I'm running an analytics pipeline.
- Throughput is ~11 messages per second.
- My Pub/Sub topic holds around 2M messages scheduled.
- 80 GCE instances are pulling messages in parallel.
Here is my topic and the subscription:
gcloud pubsub topics create pipeline-input
gcloud beta pubsub subscriptions create pipeline-input-sub \
--topic pipeline-input \
--ack-deadline 600 \
--expiration-period never \
--dead-letter-topic dead-letter
Here is how I pull messages:
import { PubSub, Message } from '@google-cloud/pubsub'
const pubSubClient = new PubSub()
const queue: Message[] = []
const populateQueue = async () => {
const subscription = pubSubClient.subscription('pipeline-input-sub', {
flowControl: {
maxMessages: 5
}
})
const messageHandler = async (message: Message) => {
queue.push(message)
}
subscription.on('message', messageHandler)
}
const processQueueMessage = () => {
const message = queue.shift()
try {
...
message.ack()
} catch {
...
message.nack()
}
processQueueMessage()
}
processQueueMessage()
Processing time is ~7 seconds.
Here is one of the many similar dup cases. The same message is delivered 5 (!!!) times to different GCE instances:
- 03:37:42.377
- 03:45:20.883
- 03:48:14.262
- 04:01:33.848
- 05:57:45.141
All 5 times the message was successfully processed and .ack()

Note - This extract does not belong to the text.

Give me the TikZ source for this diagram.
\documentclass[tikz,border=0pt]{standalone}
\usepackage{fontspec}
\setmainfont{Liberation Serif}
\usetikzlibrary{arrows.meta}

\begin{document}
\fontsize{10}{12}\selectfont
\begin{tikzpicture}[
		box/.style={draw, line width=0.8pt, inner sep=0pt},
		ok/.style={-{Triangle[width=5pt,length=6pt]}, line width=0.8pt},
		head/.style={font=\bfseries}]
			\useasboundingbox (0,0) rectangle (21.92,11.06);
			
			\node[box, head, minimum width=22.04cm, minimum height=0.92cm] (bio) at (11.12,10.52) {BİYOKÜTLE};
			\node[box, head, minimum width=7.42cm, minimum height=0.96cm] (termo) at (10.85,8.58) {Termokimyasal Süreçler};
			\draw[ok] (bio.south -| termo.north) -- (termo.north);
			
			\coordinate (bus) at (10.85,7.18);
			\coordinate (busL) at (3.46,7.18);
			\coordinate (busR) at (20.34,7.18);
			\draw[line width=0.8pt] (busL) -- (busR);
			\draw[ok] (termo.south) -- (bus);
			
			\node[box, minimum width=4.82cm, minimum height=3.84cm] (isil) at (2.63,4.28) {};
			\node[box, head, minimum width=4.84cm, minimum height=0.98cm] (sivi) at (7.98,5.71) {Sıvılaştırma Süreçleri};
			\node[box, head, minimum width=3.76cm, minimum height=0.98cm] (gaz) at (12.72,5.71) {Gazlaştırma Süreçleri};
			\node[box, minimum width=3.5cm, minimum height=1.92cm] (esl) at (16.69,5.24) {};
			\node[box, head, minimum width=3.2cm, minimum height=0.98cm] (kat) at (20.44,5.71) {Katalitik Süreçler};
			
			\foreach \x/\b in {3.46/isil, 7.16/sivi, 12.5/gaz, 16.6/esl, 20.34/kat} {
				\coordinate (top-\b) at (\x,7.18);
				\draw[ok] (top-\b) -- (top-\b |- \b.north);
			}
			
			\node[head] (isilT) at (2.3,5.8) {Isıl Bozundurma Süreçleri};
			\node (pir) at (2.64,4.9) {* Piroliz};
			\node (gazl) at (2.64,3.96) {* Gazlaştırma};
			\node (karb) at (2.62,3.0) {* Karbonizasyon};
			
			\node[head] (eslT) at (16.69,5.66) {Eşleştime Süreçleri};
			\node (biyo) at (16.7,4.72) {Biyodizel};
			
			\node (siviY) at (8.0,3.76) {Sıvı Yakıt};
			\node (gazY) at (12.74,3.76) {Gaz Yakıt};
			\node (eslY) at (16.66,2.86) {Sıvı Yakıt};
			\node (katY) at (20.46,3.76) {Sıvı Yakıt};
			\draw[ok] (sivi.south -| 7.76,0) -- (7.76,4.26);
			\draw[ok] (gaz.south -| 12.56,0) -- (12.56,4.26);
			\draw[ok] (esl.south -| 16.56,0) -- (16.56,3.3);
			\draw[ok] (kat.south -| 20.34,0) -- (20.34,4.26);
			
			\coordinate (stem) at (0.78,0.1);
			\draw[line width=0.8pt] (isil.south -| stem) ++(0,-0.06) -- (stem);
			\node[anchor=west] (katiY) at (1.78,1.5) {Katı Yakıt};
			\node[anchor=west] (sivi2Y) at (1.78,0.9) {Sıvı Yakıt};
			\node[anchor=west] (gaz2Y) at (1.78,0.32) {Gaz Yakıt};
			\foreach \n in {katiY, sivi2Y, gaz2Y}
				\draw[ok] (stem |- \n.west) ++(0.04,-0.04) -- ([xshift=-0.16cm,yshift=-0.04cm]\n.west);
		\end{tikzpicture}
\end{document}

ed. The output includes 50% more messages than the input! I'm well aware of the "at least once" behavior, but I thought it may duplicate like 0.01% of messages, not 50% of them.

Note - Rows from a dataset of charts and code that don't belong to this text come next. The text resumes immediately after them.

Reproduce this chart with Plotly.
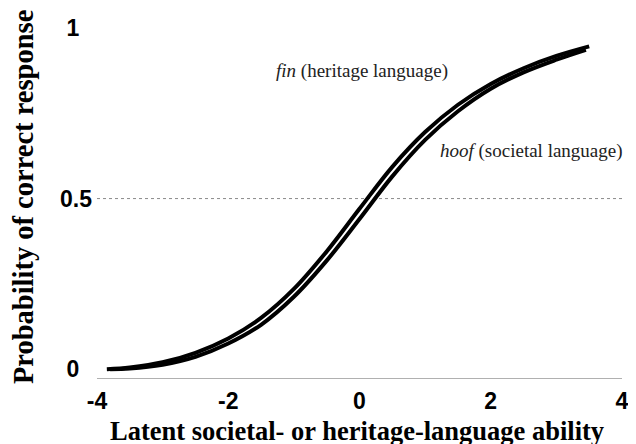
import plotly.graph_objects as go

# Data
ability_fin = [-3.85, -3.5, -3.0, -2.5, -2.0, -1.5, -1.0, -0.5, 0.0, 0.5, 1.0, 1.5, 2.0, 2.5, 3.0, 3.5]
prob_fin = [0.0, 0.005, 0.020, 0.048, 0.090, 0.150, 0.235, 0.345, 0.470, 0.593, 0.695, 0.775, 0.836, 0.882, 0.918, 0.946]

ability_hoof = [-3.8, -3.5, -3.0, -2.5, -2.0, -1.5, -1.0, -0.5, 0.0, 0.5, 1.0, 1.5, 2.0, 2.5, 3.0, 3.45]
prob_hoof = [0.0, 0.002, 0.013, 0.036, 0.075, 0.130, 0.212, 0.318, 0.440, 0.565, 0.672, 0.756, 0.822, 0.870, 0.907, 0.936]

x_ticks = [-4, -2, 0, 2, 4]
x_tick_labels = ["-4", "-2", "0", "2", "4"]
y_ticks = [0, 0.5, 1]
y_tick_labels = ["0\u00a0\u00a0", "0.5", "1\u00a0\u00a0"]

reference_level = 0.5

# page is shown with an 8px body margin, so the figure is 8px smaller
W, H = 628, 436
L, R, T, B = 89, 7, 13, 66
PW, PH = W - L - R, H - T - B

fig = go.Figure()
fig.add_trace(go.Scatter(x=ability_hoof, y=prob_hoof, mode="lines",
                         line=dict(color="black", width=4, shape="spline", smoothing=1.0),
                         name="hoof", showlegend=False))
fig.add_trace(go.Scatter(x=ability_fin, y=prob_fin, mode="lines",
                         line=dict(color="black", width=4, shape="spline", smoothing=1.0),
                         name="fin", showlegend=False))

fig.add_shape(type="line", xref="x", yref="y", x0=-4, x1=4,
              y0=reference_level, y1=reference_level,
              line=dict(color="#8a8a8a", width=1, dash="dot"), layer="below")

tick_font = dict(family="Liberation Sans, Arial, sans-serif", size=23, color="black", weight="bold")
title_font_x = dict(family="Liberation Serif, Times New Roman, serif", size=26.5, color="black", weight="bold")
title_font_y = dict(family="Liberation Serif, Times New Roman, serif", size=28.5, color="black", weight="bold")
label_font = dict(family="Liberation Serif, Times New Roman, serif", size=19, color="#222222")

fig.add_annotation(x=0.045, y=0.874, xref="x", yref="y",
                   text="<i>fin</i> (heritage language)", showarrow=False,
                   font=label_font, xanchor="center", yanchor="middle")
fig.add_annotation(x=2.62, y=0.638, xref="x", yref="y",
                   text="<i>hoof</i> (societal language)", showarrow=False,
                   font=label_font, xanchor="center", yanchor="middle")

fig.add_annotation(x=(352 - L) / PW, y=(H - B - 424) / PH, xref="paper", yref="paper",
                   text="Latent societal- or heritage-language ability", showarrow=False,
                   font=title_font_x, xanchor="center", yanchor="middle")
fig.add_annotation(x=(14.5 - L) / PW, y=(H - B - 185) / PH, xref="paper", yref="paper",
                   text="Probability of correct response", showarrow=False, textangle=-90,
                   font=title_font_y, xanchor="center", yanchor="middle")

fig.update_layout(
    width=W, height=H,
    margin=dict(l=L, r=R, t=T, b=B),
    paper_bgcolor="white", plot_bgcolor="white",
    xaxis=dict(range=[-4, 4], tickvals=x_ticks, ticktext=x_tick_labels,
               showgrid=False, zeroline=False, showline=True, linecolor="#b0b0b0", linewidth=1,
               ticks="", tickfont=tick_font, ticklabelstandoff=2, fixedrange=True),
    yaxis=dict(range=[-0.026, 1.0], tickvals=y_ticks, ticktext=y_tick_labels,
               showgrid=False, zeroline=False, showline=False,
               ticks="", tickfont=tick_font, ticklabelstandoff=4, fixedrange=True),
)

fig.write_html("out.html")
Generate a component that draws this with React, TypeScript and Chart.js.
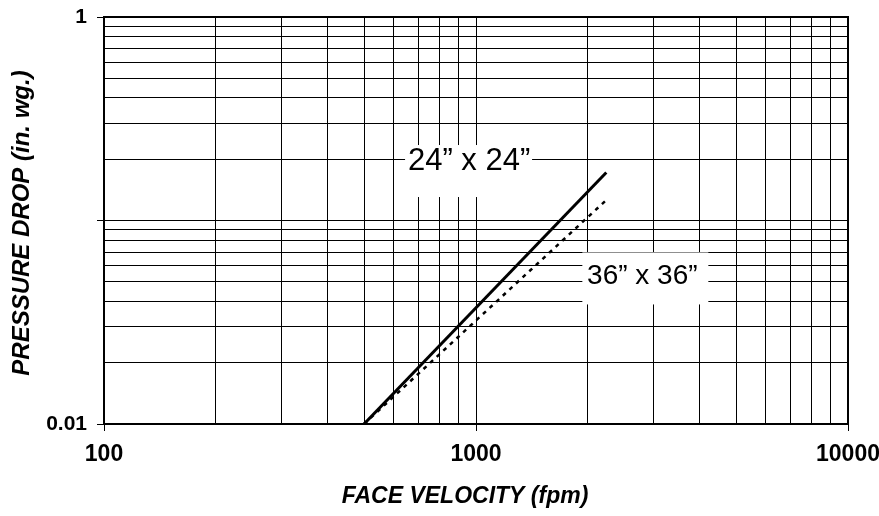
import React, { useEffect, useRef } from 'react';
import { Chart, registerables } from 'chart.js';

Chart.register(...registerables);

// ---- data ----
const VELOCITY = [500, 2240];
const DROP_24 = [0.01, 0.172];
const DROP_36 = [0.01, 0.126];
const SERIES_NAMES = ['24\u201D x 24\u201D', '36\u201D x 36\u201D'];
const LABEL_AT_VELOCITY = [958, 2800];
const LABEL_AT_DROP = [0.196, 0.0531];

const X_GRID = [100, 200, 300, 400, 500, 600, 700, 800, 900, 1000, 2000, 3000, 4000, 5000, 6000, 7000, 8000, 9000, 10000];
const Y_GRID = [0.01, 0.02, 0.03, 0.04, 0.05, 0.06, 0.07, 0.08, 0.09, 0.1, 0.2, 0.3, 0.4, 0.5, 0.6, 0.7, 0.8, 0.9, 1];
const X_TICK_LABELS = [100, 1000, 10000];
const Y_TICK_LABELS = [0.01, 1];
const Y_TICK_MARKS = [0.01, 0.1, 1];
const X_TITLE = 'FACE VELOCITY (fpm)';
const Y_TITLE = 'PRESSURE DROP (in. wg.)';

// ---- styles ----
const FAMILY = "'Liberation Sans', Arial, Helvetica, sans-serif";
const LABEL_BOX = [
  { l: -64, r: 63, t: -16, b: 36, size: 31 },
  { l: -60, r: 66, t: -24, b: 28, size: 28 },
];

const decor = {
  id: 'decor',
  beforeDatasetsDraw(chart: any) {
    const { ctx, chartArea: a, scales } = chart;
    const x = scales.x;
    const y = scales.y;
    ctx.save();
    ctx.strokeStyle = '#000';
    ctx.lineWidth = 2;
    ctx.strokeRect(a.left, a.top, a.right - a.left, a.bottom - a.top);
    SERIES_NAMES.forEach((name, i) => {
      const cx = x.getPixelForValue(LABEL_AT_VELOCITY[i]);
      const cy = y.getPixelForValue(LABEL_AT_DROP[i]);
      const b = LABEL_BOX[i];
      ctx.fillStyle = '#fff';
      ctx.fillRect(cx + b.l, cy + b.t, b.r - b.l, b.b - b.t);
      ctx.fillStyle = '#000';
      ctx.font = `${b.size}px ${FAMILY}`;
      ctx.textAlign = 'center';
      ctx.textBaseline = 'middle';
      ctx.fillText(name, cx, cy);
    });
    ctx.restore();
  },
  afterDraw(chart: any) {
    const { ctx } = chart;
    ctx.save();
    ctx.fillStyle = '#000';
    ctx.textAlign = 'center';
    ctx.textBaseline = 'middle';
    ctx.font = `italic bold 23px ${FAMILY}`;
    ctx.fillText(X_TITLE, 465, 497);
    ctx.translate(22, 223);
    ctx.rotate(-Math.PI / 2);
    ctx.font = `italic bold 24px ${FAMILY}`;
    ctx.fillText(Y_TITLE, 0, 0);
    ctx.restore();
  },
};

export default function App() {
  const ref = useRef<HTMLCanvasElement | null>(null);

  useEffect(() => {
    if (!ref.current) return;
    const chart = new Chart(ref.current, {
      type: 'scatter',
      data: {
        datasets: [
          {
            label: SERIES_NAMES[0],
            data: VELOCITY.map((v, i) => ({ x: v, y: DROP_24[i] })),
            showLine: true,
            borderColor: '#000',
            borderWidth: 3,
            pointRadius: 0,
            fill: false,
          },
          {
            label: SERIES_NAMES[1],
            data: VELOCITY.map((v, i) => ({ x: v, y: DROP_36[i] })),
            showLine: true,
            borderColor: '#000',
            borderWidth: 2.5,
            borderDash: [4, 5],
            pointRadius: 0,
            fill: false,
          },
        ],
      },
      options: {
        animation: false,
        responsive: true,
        maintainAspectRatio: false,
        layout: { padding: { top: 17, right: 31, left: 0, bottom: 0 } },
        plugins: { legend: { display: false }, tooltip: { enabled: false } },
        scales: {
          x: {
            type: 'logarithmic',
            min: 100,
            max: 10000,
            afterBuildTicks: (s: any) => {
              s.ticks = X_GRID.map((v) => ({ value: v }));
            },
            afterFit: (s: any) => {
              s.height = 92;
              s.paddingLeft = 0;
              s.paddingRight = 0;
            },
            border: { display: false },
            grid: {
              color: '#000',
              lineWidth: 1,
              tickLength: 7,
              tickColor: (c: any) => (c.tick && X_TICK_LABELS.includes(c.tick.value) ? '#000' : 'rgba(0,0,0,0)'),
            },
            ticks: {
              autoSkip: false,
              maxRotation: 0,
              minRotation: 0,
              padding: 10,
              color: '#000',
              font: { size: 23, weight: 'bold', family: FAMILY },
              callback: (v: any) => (X_TICK_LABELS.includes(Number(v)) ? String(v) : ''),
            },
          },
          y: {
            type: 'logarithmic',
            min: 0.01,
            max: 1,
            afterBuildTicks: (s: any) => {
              s.ticks = Y_GRID.map((v) => ({ value: v }));
            },
            afterFit: (s: any) => {
              s.width = 104;
              s.paddingTop = 0;
              s.paddingBottom = 0;
            },
            border: { display: false },
            grid: {
              color: '#000',
              lineWidth: 1,
              tickLength: 7,
              tickColor: (c: any) => (c.tick && Y_TICK_MARKS.includes(c.tick.value) ? '#000' : 'rgba(0,0,0,0)'),
            },
            ticks: {
              autoSkip: false,
              padding: 10,
              color: '#000',
              font: { size: 21, weight: 'bold', family: FAMILY },
              callback: (v: any) => (Y_TICK_LABELS.includes(Number(v)) ? String(v) : ''),
            },
          },
        },
      },
      plugins: [decor],
    } as any);
    return () => chart.destroy();
  }, []);

  return (
    <div style={{ position: 'fixed', left: 0, top: 0, width: 879, height: 516, background: '#fff' }}>
      <canvas ref={ref} />
    </div>
  );
}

The topic input is 100% free of duplicates. I verified both the topic input method AND the number of un-acked messages through the Cloud Monitor. Numbers match: there are no duplicates in the pub/sub topic.
UPDATE:
- It looks like all those duplicates created due to ack deadline expiration. I'm 100% sure that I'm acknowledging 99.9% of messages before the 600 seconds deadline.